* _YOUR GOAL_
Output the material below unchanged, apart from leaving out the pictures.

* _INFORMATION SUPPLIED_

════

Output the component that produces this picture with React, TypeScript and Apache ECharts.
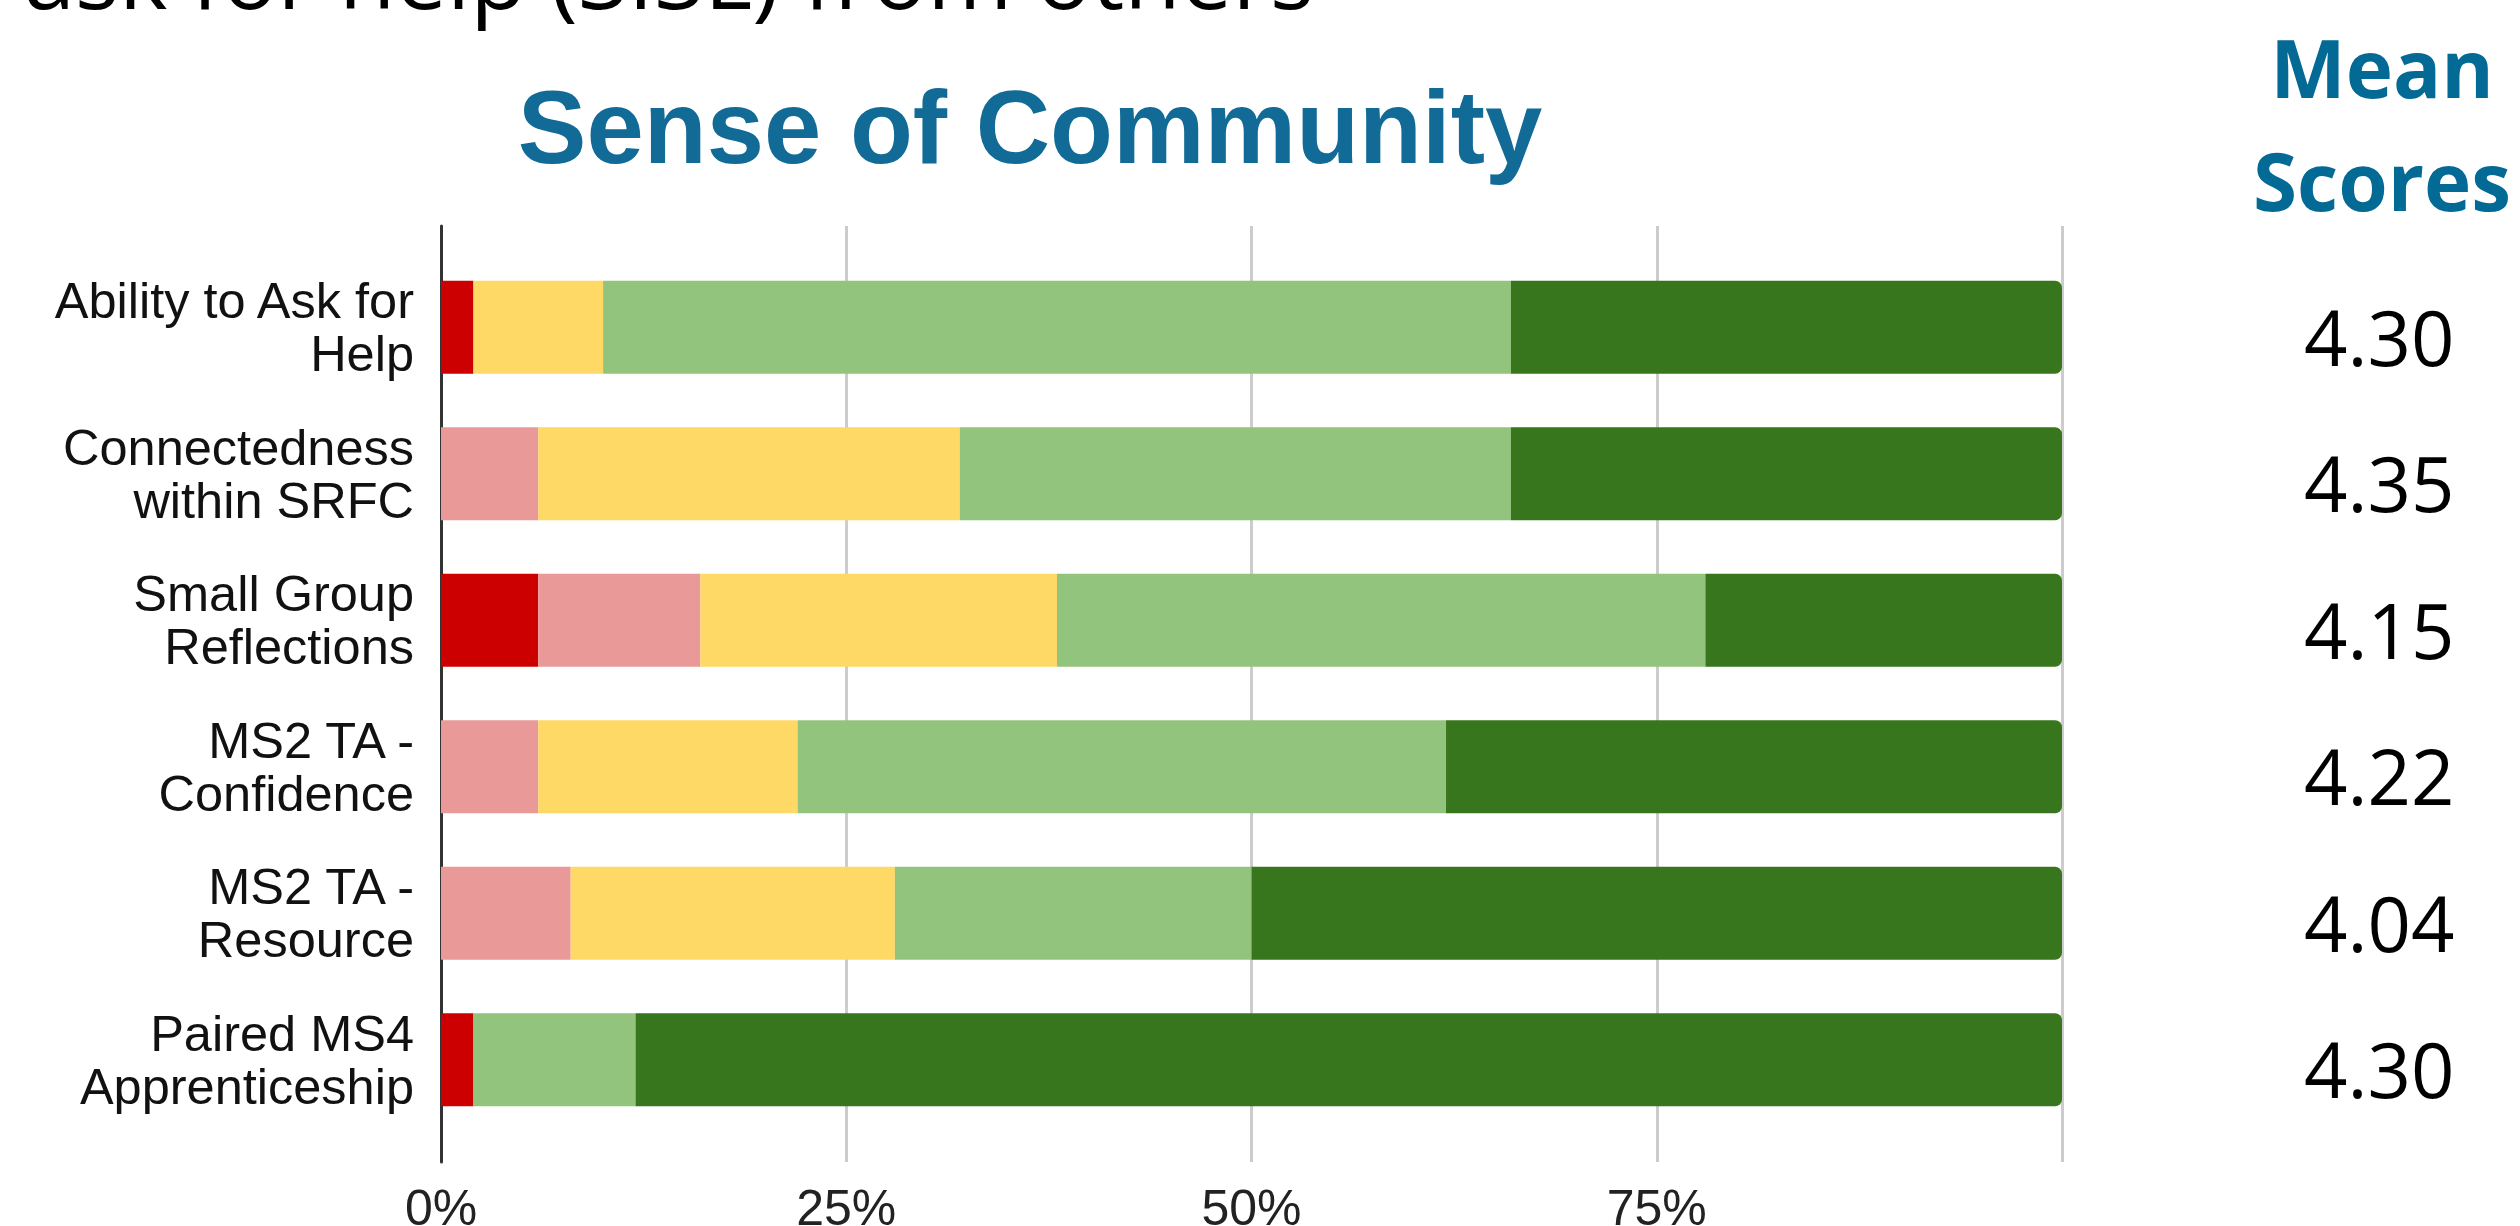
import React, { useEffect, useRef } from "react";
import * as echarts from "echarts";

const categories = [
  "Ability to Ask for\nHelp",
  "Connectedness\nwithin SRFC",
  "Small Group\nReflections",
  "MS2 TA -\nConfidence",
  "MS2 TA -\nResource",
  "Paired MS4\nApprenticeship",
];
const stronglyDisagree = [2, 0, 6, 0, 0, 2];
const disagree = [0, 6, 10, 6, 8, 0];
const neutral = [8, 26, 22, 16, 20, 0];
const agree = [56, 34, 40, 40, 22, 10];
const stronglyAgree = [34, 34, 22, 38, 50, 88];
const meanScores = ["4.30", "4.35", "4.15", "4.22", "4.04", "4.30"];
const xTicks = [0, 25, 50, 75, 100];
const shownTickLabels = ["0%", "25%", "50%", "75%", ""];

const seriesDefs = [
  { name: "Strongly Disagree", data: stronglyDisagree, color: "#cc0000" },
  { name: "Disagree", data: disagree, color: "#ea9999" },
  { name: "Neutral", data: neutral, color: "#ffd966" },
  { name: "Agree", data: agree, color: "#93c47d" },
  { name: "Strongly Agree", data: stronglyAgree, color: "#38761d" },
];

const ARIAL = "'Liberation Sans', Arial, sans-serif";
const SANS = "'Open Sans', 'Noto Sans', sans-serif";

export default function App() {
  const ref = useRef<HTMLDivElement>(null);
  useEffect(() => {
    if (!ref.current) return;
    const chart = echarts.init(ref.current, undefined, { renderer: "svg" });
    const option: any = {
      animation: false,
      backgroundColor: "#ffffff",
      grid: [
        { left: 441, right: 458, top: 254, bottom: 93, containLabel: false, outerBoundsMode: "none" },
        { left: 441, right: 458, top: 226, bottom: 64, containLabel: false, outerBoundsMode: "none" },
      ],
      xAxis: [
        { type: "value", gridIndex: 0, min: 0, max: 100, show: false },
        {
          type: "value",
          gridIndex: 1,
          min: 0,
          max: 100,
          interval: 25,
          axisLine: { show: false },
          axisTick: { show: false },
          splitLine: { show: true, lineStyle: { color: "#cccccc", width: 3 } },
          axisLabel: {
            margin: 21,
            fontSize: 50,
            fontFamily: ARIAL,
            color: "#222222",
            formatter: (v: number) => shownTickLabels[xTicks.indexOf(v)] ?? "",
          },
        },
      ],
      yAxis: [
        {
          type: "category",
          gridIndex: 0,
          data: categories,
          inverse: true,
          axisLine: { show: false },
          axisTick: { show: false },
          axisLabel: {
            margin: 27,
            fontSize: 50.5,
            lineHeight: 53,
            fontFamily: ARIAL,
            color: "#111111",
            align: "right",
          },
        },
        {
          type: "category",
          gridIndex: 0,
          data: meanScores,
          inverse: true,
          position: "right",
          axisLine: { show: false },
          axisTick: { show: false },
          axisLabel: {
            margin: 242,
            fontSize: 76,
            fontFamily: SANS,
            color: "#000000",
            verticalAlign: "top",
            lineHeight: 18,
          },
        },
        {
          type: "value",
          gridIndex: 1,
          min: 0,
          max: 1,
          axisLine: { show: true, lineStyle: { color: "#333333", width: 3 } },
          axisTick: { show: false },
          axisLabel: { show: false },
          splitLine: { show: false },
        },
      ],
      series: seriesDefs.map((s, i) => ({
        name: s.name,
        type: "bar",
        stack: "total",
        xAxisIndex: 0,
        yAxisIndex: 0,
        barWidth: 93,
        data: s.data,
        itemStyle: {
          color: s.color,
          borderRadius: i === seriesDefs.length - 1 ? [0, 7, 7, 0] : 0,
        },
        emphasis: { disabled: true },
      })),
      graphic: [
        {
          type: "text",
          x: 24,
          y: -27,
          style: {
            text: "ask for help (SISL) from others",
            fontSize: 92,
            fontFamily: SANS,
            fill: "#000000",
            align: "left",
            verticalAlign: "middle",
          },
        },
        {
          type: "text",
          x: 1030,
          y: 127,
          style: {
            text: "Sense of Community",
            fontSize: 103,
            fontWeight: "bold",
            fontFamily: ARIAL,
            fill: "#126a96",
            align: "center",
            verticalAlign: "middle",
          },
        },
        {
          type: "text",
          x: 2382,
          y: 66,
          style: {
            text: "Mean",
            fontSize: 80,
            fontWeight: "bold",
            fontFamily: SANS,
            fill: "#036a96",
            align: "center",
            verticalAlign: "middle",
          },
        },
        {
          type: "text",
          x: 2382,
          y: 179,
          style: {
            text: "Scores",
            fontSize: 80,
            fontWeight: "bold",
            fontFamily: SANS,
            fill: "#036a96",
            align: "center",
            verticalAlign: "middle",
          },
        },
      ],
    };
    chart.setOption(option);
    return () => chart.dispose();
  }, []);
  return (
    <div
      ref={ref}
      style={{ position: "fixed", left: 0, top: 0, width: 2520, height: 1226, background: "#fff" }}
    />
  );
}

════

* _ANSWER FOR THIS EXERCISE_
Output the component that produces this picture with React, TypeScript and Apache ECharts.
import React, { useEffect, useRef } from "react";
import * as echarts from "echarts";

const categories = [
  "Ability to Ask for\nHelp",
  "Connectedness\nwithin SRFC",
  "Small Group\nReflections",
  "MS2 TA -\nConfidence",
  "MS2 TA -\nResource",
  "Paired MS4\nApprenticeship",
];
const stronglyDisagree = [2, 0, 6, 0, 0, 2];
const disagree = [0, 6, 10, 6, 8, 0];
const neutral = [8, 26, 22, 16, 20, 0];
const agree = [56, 34, 40, 40, 22, 10];
const stronglyAgree = [34, 34, 22, 38, 50, 88];
const meanScores = ["4.30", "4.35", "4.15", "4.22", "4.04", "4.30"];
const xTicks = [0, 25, 50, 75, 100];
const shownTickLabels = ["0%", "25%", "50%", "75%", ""];

const seriesDefs = [
  { name: "Strongly Disagree", data: stronglyDisagree, color: "#cc0000" },
  { name: "Disagree", data: disagree, color: "#ea9999" },
  { name: "Neutral", data: neutral, color: "#ffd966" },
  { name: "Agree", data: agree, color: "#93c47d" },
  { name: "Strongly Agree", data: stronglyAgree, color: "#38761d" },
];

const ARIAL = "'Liberation Sans', Arial, sans-serif";
const SANS = "'Open Sans', 'Noto Sans', sans-serif";

export default function App() {
  const ref = useRef<HTMLDivElement>(null);
  useEffect(() => {
    if (!ref.current) return;
    const chart = echarts.init(ref.current, undefined, { renderer: "svg" });
    const option: any = {
      animation: false,
      backgroundColor: "#ffffff",
      grid: [
        { left: 441, right: 458, top: 254, bottom: 93, containLabel: false, outerBoundsMode: "none" },
        { left: 441, right: 458, top: 226, bottom: 64, containLabel: false, outerBoundsMode: "none" },
      ],
      xAxis: [
        { type: "value", gridIndex: 0, min: 0, max: 100, show: false },
        {
          type: "value",
          gridIndex: 1,
          min: 0,
          max: 100,
          interval: 25,
          axisLine: { show: false },
          axisTick: { show: false },
          splitLine: { show: true, lineStyle: { color: "#cccccc", width: 3 } },
          axisLabel: {
            margin: 21,
            fontSize: 50,
            fontFamily: ARIAL,
            color: "#222222",
            formatter: (v: number) => shownTickLabels[xTicks.indexOf(v)] ?? "",
          },
        },
      ],
      yAxis: [
        {
          type: "category",
          gridIndex: 0,
          data: categories,
          inverse: true,
          axisLine: { show: false },
          axisTick: { show: false },
          axisLabel: {
            margin: 27,
            fontSize: 50.5,
            lineHeight: 53,
            fontFamily: ARIAL,
            color: "#111111",
            align: "right",
          },
        },
        {
          type: "category",
          gridIndex: 0,
          data: meanScores,
          inverse: true,
          position: "right",
          axisLine: { show: false },
          axisTick: { show: false },
          axisLabel: {
            margin: 242,
            fontSize: 76,
            fontFamily: SANS,
            color: "#000000",
            verticalAlign: "top",
            lineHeight: 18,
          },
        },
        {
          type: "value",
          gridIndex: 1,
          min: 0,
          max: 1,
          axisLine: { show: true, lineStyle: { color: "#333333", width: 3 } },
          axisTick: { show: false },
          axisLabel: { show: false },
          splitLine: { show: false },
        },
      ],
      series: seriesDefs.map((s, i) => ({
        name: s.name,
        type: "bar",
        stack: "total",
        xAxisIndex: 0,
        yAxisIndex: 0,
        barWidth: 93,
        data: s.data,
        itemStyle: {
          color: s.color,
          borderRadius: i === seriesDefs.length - 1 ? [0, 7, 7, 0] : 0,
        },
        emphasis: { disabled: true },
      })),
      graphic: [
        {
          type: "text",
          x: 24,
          y: -27,
          style: {
            text: "ask for help (SISL) from others",
            fontSize: 92,
            fontFamily: SANS,
            fill: "#000000",
            align: "left",
            verticalAlign: "middle",
          },
        },
        {
          type: "text",
          x: 1030,
          y: 127,
          style: {
            text: "Sense of Community",
            fontSize: 103,
            fontWeight: "bold",
            fontFamily: ARIAL,
            fill: "#126a96",
            align: "center",
            verticalAlign: "middle",
          },
        },
        {
          type: "text",
          x: 2382,
          y: 66,
          style: {
            text: "Mean",
            fontSize: 80,
            fontWeight: "bold",
            fontFamily: SANS,
            fill: "#036a96",
            align: "center",
            verticalAlign: "middle",
          },
        },
        {
          type: "text",
          x: 2382,
          y: 179,
          style: {
            text: "Scores",
            fontSize: 80,
            fontWeight: "bold",
            fontFamily: SANS,
            fill: "#036a96",
            align: "center",
            verticalAlign: "middle",
          },
        },
      ],
    };
    chart.setOption(option);
    return () => chart.dispose();
  }, []);
  return (
    <div
      ref={ref}
      style={{ position: "fixed", left: 0, top: 0, width: 2520, height: 1226, background: "#fff" }}
    />
  );
}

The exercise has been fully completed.